Fermly Recommends: Fermentation As Metaphor
- Frances Tietje-Wang
- Aug 11, 2025
- 1 min read
Updated: Aug 12, 2025

If you ever catch a whiff of brewing and think, “This smells like philosophy,” then you are not alone. In the book Fermentation as Metaphor, Sandor Ellix Katz reflects on how fermentation connects to change, interconnectedness, and the beauty of controlled rot. Through essays and lyrical musings, he delves into how fermentation reflects political resistance, personal growth, queer identity, and the necessity of transformation in times of stasis or suppression. He detours into death and decomposition, but with charm à la Mr. Rogers.

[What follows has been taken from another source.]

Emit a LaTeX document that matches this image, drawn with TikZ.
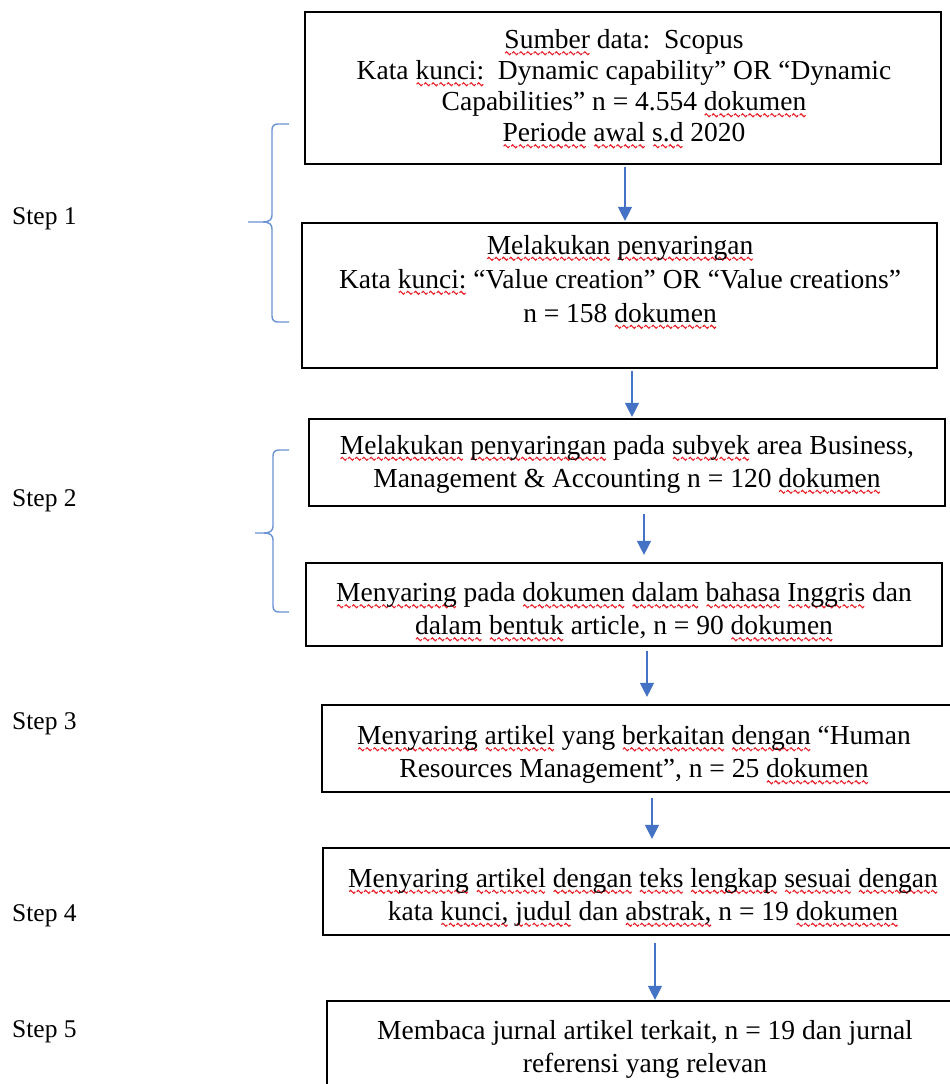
\documentclass[tikz,border=0pt]{standalone}
\usepackage{fontspec}
\setmainfont{Liberation Serif}
\usetikzlibrary{arrows.meta}
\definecolor{arrblue}{HTML}{4472C4}
\definecolor{brblue}{HTML}{6A93D4}
\definecolor{wavered}{HTML}{E8202A}
\newsavebox\wavebox
\sbox\wavebox{\tikz[baseline=0pt]\draw[wavered,line width=1.1pt] (0pt,0pt) sin (1.5pt,1.5pt) cos (3pt,0pt) sin (4.5pt,-1.5pt) cos (6pt,0pt);}
\newcommand\sq[1]{\setbox0\hbox{#1}\rlap{\lower4.5pt\hbox to \wd0{\xleaders\hbox{\usebox\wavebox}\hfill}}\box0\relax}
\tikzset{
  stepbox/.style={draw=black, line width=2.2pt, inner sep=0pt},
  txt/.style={align=center, inner sep=0pt, font=\fontsize{27.5}{33}\selectfont},
  steplabel/.style={anchor=base west, inner sep=0pt, font=\fontsize{25.5}{30}\selectfont},
  arr/.style={draw=arrblue, line width=1.3pt, -{Triangle[width=14pt,length=14pt]}},
  brace/.style={draw=brblue, line width=1.4pt}
}
\begin{document}
\begin{tikzpicture}[x=1pt,y=-1pt]
\clip (0,0) rectangle (950,1084);
\fill[white] (0,0) rectangle (950,1084);

% boxes
\node[stepbox, minimum width=636pt, minimum height=152pt] (b1) at (623,88) {};
\node[stepbox, minimum width=635pt, minimum height=145pt] (b2) at (619.5,295.5) {};
\node[stepbox, minimum width=636pt, minimum height=87pt] (b3) at (627,462.5) {};
\node[stepbox, minimum width=636pt, minimum height=83pt] (b4) at (624,604.5) {};
\node[stepbox, minimum width=644pt, minimum height=87pt] (b5) at (644,748.5) {};
\node[stepbox, minimum width=643pt, minimum height=87pt] (b6) at (644.5,891.5) {};
\node[stepbox, minimum width=639pt, minimum height=99pt] (b7) at (646.5,1050.5) {};

% texts
\node[txt, font=\fontsize{27.5}{31}\selectfont] (t1) at (624,89) {\sq{Sumber} data:\ \ Scopus\\ Kata \sq{kunci:}\ \ Dynamic capability” OR “Dynamic\\ Capabilities” n = 4.554 \sq{dokumen}\\ \sq{Periode} \sq{awal} \sq{s.d} 2020};
\node[txt, font=\fontsize{27.5}{34}\selectfont] (t2) at (620,282) {\sq{Melakukan} \sq{penyaringan}\\ Kata \sq{kunci:} “Value creation” OR “Value creations”\\ n = 158 \sq{dokumen}};
\node[txt] (t3) at (627,464.5) {\sq{Melakukan} \sq{penyaringan} pada \sq{subyek} area Business,\\ Management \& Accounting n = 120 \sq{dokumen}};
\node[txt] (t4) at (624,612) {\sq{Menyaring} pada \sq{dokumen} \sq{dalam} \sq{bahasa} \sq{Inggris} dan\\ \sq{dalam} \sq{bentuk} article, n = 90 \sq{dokumen}};
\node[txt] (t5) at (634,755) {\sq{Menyaring} \sq{artikel} yang \sq{berkaitan} \sq{dengan} “Human\\ Resources Management”, n = 25 \sq{dokumen}};
\node[txt] (t6) at (643,897.5) {\sq{Menyaring} \sq{artikel} \sq{dengan} \sq{teks} \sq{lengkap} \sq{sesuai} \sq{dengan}\\ kata \sq{kunci,} \sq{judul} dan \sq{abstrak,} n = 19 \sq{dokumen}};
\node[txt] (t7) at (645,1049) {Membaca jurnal artikel terkait, n = 19 dan jurnal\\ referensi yang relevan};

% step labels
\node[steplabel] (s1) at (12,224) {Step 1};
\node[steplabel] (s2) at (12,506) {Step 2};
\node[steplabel] (s3) at (12,729) {Step 3};
\node[steplabel] (s4) at (12,921) {Step 4};
\node[steplabel] (s5) at (12,1037) {Step 5};

% arrow x positions
\coordinate (x1) at (625,0);
\coordinate (x2) at (632,0);
\coordinate (x3) at (644,0);
\coordinate (x4) at (647,0);
\coordinate (x5) at (652,0);
\coordinate (x6) at (655,0);

\draw[arr, shorten <=2pt, shorten >=1pt] (b1.south -| x1) -- (b2.north -| x1);
\draw[arr, shorten <=2pt, shorten >=1pt] (b2.south -| x2) -- (b3.north -| x2);
\draw[arr, shorten <=7pt, shorten >=7pt] (b3.south -| x3) -- (b4.north -| x3);
\draw[arr, shorten <=4pt, shorten >=7pt] (b4.south -| x4) -- (b5.north -| x4);
\draw[arr, shorten <=5pt, shorten >=8pt] (b5.south -| x5) -- (b6.north -| x5);
\draw[arr, shorten <=7pt, shorten >=0pt] (b6.south -| x6) -- (b7.north -| x6);

% braces
\draw[brace] (289,124) -- (278,124) .. controls (274,124) and (272,126) .. (272,130) -- (272,215)
  .. controls (272,219) and (270,222) .. (263,222) -- (248,222);
\draw[brace] (263,222) .. controls (270,222) and (272,225) .. (272,229) -- (272,316)
  .. controls (272,320) and (274,322) .. (278,322) -- (289,322);
\draw[brace] (289,450) -- (279,450) .. controls (275,450) and (273,452) .. (273,456) -- (273,526)
  .. controls (273,530) and (271,533) .. (264,533) -- (255,533);
\draw[brace] (264,533) .. controls (271,533) and (273,536) .. (273,540) -- (273,606)
  .. controls (273,610) and (275,612) .. (279,612) -- (289,612);
\end{tikzpicture}
\end{document}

As opposed to the brewing process, where fermentation can be considered the technical endpoint, this book invites the reader to engage with community, risk, and uncertainty. For many, looking at the current brewing landscape, this kind of perspective can be grounding and galvanizing with richly aromatic prose. Fermentation is described not just in smells and flavors, but in emotions, memories, and systems. Parallels are drawn between microbial ecosystems and human ones, celebrating their wildness and resilience while in constant flux.
One line stands out:“We are all constantly fermenting, in our guts, in our communities, in our imaginations.”
Reading this book is like doing a sensory panel on the soul and civilization.